■ THE TASK:
Restate, word for word, every line of the data.

■ DATASET CONTENT:
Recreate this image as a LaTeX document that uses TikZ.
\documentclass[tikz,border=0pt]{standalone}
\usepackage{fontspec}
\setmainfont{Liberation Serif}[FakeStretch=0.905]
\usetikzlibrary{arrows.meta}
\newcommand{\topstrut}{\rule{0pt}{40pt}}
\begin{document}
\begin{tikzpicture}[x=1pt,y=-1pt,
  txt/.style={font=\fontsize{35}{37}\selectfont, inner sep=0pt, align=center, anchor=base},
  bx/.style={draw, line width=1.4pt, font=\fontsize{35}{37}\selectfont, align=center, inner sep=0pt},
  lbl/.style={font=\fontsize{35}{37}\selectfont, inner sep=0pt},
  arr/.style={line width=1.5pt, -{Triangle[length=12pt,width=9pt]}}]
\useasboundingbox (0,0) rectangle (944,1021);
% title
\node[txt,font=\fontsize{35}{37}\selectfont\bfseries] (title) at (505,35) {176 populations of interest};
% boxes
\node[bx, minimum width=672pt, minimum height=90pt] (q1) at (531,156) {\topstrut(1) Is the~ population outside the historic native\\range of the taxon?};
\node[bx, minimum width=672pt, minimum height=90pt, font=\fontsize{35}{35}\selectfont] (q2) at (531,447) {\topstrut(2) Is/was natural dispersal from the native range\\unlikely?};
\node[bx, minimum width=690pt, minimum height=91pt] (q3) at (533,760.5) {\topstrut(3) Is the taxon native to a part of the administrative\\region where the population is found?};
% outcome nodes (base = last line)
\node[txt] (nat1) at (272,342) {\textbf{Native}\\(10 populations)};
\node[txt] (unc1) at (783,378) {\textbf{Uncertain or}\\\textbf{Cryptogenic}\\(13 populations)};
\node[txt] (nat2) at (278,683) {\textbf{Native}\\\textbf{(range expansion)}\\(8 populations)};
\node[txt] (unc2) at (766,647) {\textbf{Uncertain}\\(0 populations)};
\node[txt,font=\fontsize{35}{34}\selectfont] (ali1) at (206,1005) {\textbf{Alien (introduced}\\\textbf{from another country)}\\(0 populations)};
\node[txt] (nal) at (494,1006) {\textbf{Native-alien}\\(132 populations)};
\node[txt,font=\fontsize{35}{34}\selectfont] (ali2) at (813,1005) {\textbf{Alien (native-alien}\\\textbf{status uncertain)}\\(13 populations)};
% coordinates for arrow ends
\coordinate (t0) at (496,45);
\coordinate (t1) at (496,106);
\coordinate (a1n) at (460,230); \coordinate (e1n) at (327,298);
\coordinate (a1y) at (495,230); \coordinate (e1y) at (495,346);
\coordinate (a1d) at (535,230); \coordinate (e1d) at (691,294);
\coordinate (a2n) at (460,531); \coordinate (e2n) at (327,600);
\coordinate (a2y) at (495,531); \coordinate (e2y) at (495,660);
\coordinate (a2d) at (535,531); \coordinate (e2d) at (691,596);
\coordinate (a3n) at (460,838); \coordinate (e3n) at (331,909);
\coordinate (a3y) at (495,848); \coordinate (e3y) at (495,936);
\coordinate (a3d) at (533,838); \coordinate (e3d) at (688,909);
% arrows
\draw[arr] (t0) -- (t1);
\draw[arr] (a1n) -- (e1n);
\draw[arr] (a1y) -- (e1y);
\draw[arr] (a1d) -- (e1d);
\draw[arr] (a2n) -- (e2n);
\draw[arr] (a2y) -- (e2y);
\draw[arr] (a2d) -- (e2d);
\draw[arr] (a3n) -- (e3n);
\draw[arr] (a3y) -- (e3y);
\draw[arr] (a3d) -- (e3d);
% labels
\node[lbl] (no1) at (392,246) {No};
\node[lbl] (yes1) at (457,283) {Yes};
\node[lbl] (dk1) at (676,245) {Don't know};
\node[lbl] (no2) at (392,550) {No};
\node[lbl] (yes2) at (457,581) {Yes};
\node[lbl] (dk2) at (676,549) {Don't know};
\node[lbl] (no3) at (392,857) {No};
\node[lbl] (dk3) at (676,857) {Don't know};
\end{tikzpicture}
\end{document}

■ RESULT FOR THIS TASK:
Recreate this image as a LaTeX document that uses TikZ.
\documentclass[tikz,border=0pt]{standalone}
\usepackage{fontspec}
\setmainfont{Liberation Serif}[FakeStretch=0.905]
\usetikzlibrary{arrows.meta}
\newcommand{\topstrut}{\rule{0pt}{40pt}}
\begin{document}
\begin{tikzpicture}[x=1pt,y=-1pt,
  txt/.style={font=\fontsize{35}{37}\selectfont, inner sep=0pt, align=center, anchor=base},
  bx/.style={draw, line width=1.4pt, font=\fontsize{35}{37}\selectfont, align=center, inner sep=0pt},
  lbl/.style={font=\fontsize{35}{37}\selectfont, inner sep=0pt},
  arr/.style={line width=1.5pt, -{Triangle[length=12pt,width=9pt]}}]
\useasboundingbox (0,0) rectangle (944,1021);
% title
\node[txt,font=\fontsize{35}{37}\selectfont\bfseries] (title) at (505,35) {176 populations of interest};
% boxes
\node[bx, minimum width=672pt, minimum height=90pt] (q1) at (531,156) {\topstrut(1) Is the~ population outside the historic native\\range of the taxon?};
\node[bx, minimum width=672pt, minimum height=90pt, font=\fontsize{35}{35}\selectfont] (q2) at (531,447) {\topstrut(2) Is/was natural dispersal from the native range\\unlikely?};
\node[bx, minimum width=690pt, minimum height=91pt] (q3) at (533,760.5) {\topstrut(3) Is the taxon native to a part of the administrative\\region where the population is found?};
% outcome nodes (base = last line)
\node[txt] (nat1) at (272,342) {\textbf{Native}\\(10 populations)};
\node[txt] (unc1) at (783,378) {\textbf{Uncertain or}\\\textbf{Cryptogenic}\\(13 populations)};
\node[txt] (nat2) at (278,683) {\textbf{Native}\\\textbf{(range expansion)}\\(8 populations)};
\node[txt] (unc2) at (766,647) {\textbf{Uncertain}\\(0 populations)};
\node[txt,font=\fontsize{35}{34}\selectfont] (ali1) at (206,1005) {\textbf{Alien (introduced}\\\textbf{from another country)}\\(0 populations)};
\node[txt] (nal) at (494,1006) {\textbf{Native-alien}\\(132 populations)};
\node[txt,font=\fontsize{35}{34}\selectfont] (ali2) at (813,1005) {\textbf{Alien (native-alien}\\\textbf{status uncertain)}\\(13 populations)};
% coordinates for arrow ends
\coordinate (t0) at (496,45);
\coordinate (t1) at (496,106);
\coordinate (a1n) at (460,230); \coordinate (e1n) at (327,298);
\coordinate (a1y) at (495,230); \coordinate (e1y) at (495,346);
\coordinate (a1d) at (535,230); \coordinate (e1d) at (691,294);
\coordinate (a2n) at (460,531); \coordinate (e2n) at (327,600);
\coordinate (a2y) at (495,531); \coordinate (e2y) at (495,660);
\coordinate (a2d) at (535,531); \coordinate (e2d) at (691,596);
\coordinate (a3n) at (460,838); \coordinate (e3n) at (331,909);
\coordinate (a3y) at (495,848); \coordinate (e3y) at (495,936);
\coordinate (a3d) at (533,838); \coordinate (e3d) at (688,909);
% arrows
\draw[arr] (t0) -- (t1);
\draw[arr] (a1n) -- (e1n);
\draw[arr] (a1y) -- (e1y);
\draw[arr] (a1d) -- (e1d);
\draw[arr] (a2n) -- (e2n);
\draw[arr] (a2y) -- (e2y);
\draw[arr] (a2d) -- (e2d);
\draw[arr] (a3n) -- (e3n);
\draw[arr] (a3y) -- (e3y);
\draw[arr] (a3d) -- (e3d);
% labels
\node[lbl] (no1) at (392,246) {No};
\node[lbl] (yes1) at (457,283) {Yes};
\node[lbl] (dk1) at (676,245) {Don't know};
\node[lbl] (no2) at (392,550) {No};
\node[lbl] (yes2) at (457,581) {Yes};
\node[lbl] (dk2) at (676,549) {Don't know};
\node[lbl] (no3) at (392,857) {No};
\node[lbl] (dk3) at (676,857) {Don't know};
\end{tikzpicture}
\end{document}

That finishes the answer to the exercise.